Balanço da competição

Tem sido um Mundial com várias surpresas, novos países a emergirem, como Portugal e Brasil, outros a desiludirem. Mas o equilíbrio tem sido uma das notas dominantes, como sublinha Nuno Alvarez. A prová-lo, o facto de nos quartos de final três dos quatro embates terem sido decididos por apenas um golo de diferença.

"Tem havido muito equilíbrio, como foi visível nos quartos de final, tirando o jogo do Brasil com a Dinamarca. E o Brasil também surpreendeu para chegar até ali. Ninguém pensaria que o Brasil passasse a Main Roud", lembra.

"Toda a gente esperava mais de Espanha, Suécia e Noruega. As outras foram cumprindo. O Egito, que é uma seleção que eu gosto muito, teve o azar de ser emparelhado com a França nos 'quartos', mas acaba por só perder no último lance da partida e não me surpreende. Surpreendeu-me ver a Croácia tão consistente e chegar mais longe do que eu estava à espera, mesmo jogando em casa e a Arena de Zagreb ter muito peso", diz, sobre os primeiros finalistas deste Mundial.

A evolução no andebol em Portugal

E ao que se pode dever este brilharete de Portugal, a confirmar os passos em frente dados nos últimos anos?

"Penso que este é um processo que já vem de há muitos e muitos anos. Este desempenho pode surpreender, se calhar, algumas pessoas menos atentas, até porque o andebol não é uma modalidade tão vista pelos portugueses como, claro, o futebol. Mas este é o processo que já ocorre há muitos, muitos, muitos anos. Esta geração, que está agora na nossa seleção, já tinha antes dado cartas em mundiais de sub-20, por exemplo, já tinham alcançado feitos internacionais de registo. E eu acho que é a partir daí que, de facto, paulatinamente, Portugal começa a marcar presença em todas as fases finais europeias e mundiais. Houve essa transferência dos escalões jovens para a seleção sénior", explica Nuno Alvarez.

"Um treino com mais qualidade desenvolve atletas com mais qualidade, equipas com mais qualidade e portanto isso acaba por também desaguar nas próprias seleções nacionais"

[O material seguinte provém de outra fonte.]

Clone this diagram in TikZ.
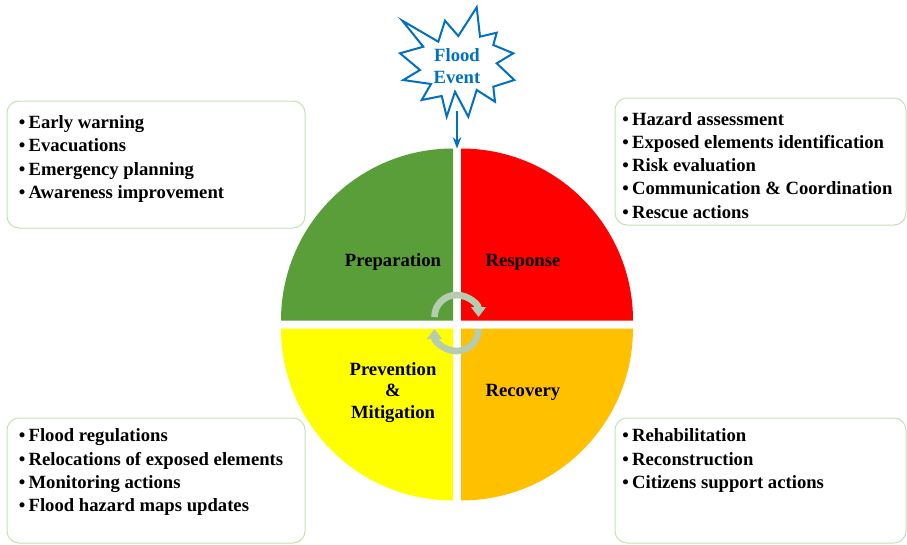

"Passou a haver também, do ponto de vista dos treinadores e das entidades que certificam e ministram os cursos certificados em Portugal, passou a haver uma abordagem mais séria, um investimento mais sério. E notou-se aí um salto qualitativo. Todo o processo de treino passou a ter mais qualidade. Isso foi notório, porque um treino com mais qualidade desenvolve atletas com mais qualidade, equipas com mais qualidade e portanto isso acaba por também desaguar nas próprias seleções nacionais. Tivemos o FC Porto na Liga dos Campeões, o Sporting agora a dar cartas na Liga dos Campeões, tivemos o Benfica que ganhámos uma Taça Europa e temos a consequência disso tudo, que são atletas a passarem a jogar em grandes equipas e a nossa seleção é o produto disso tudo. É o aglutinar de toda essa qualidade individual, que se torna depois na qualidade coletiva que nós vemos", termina.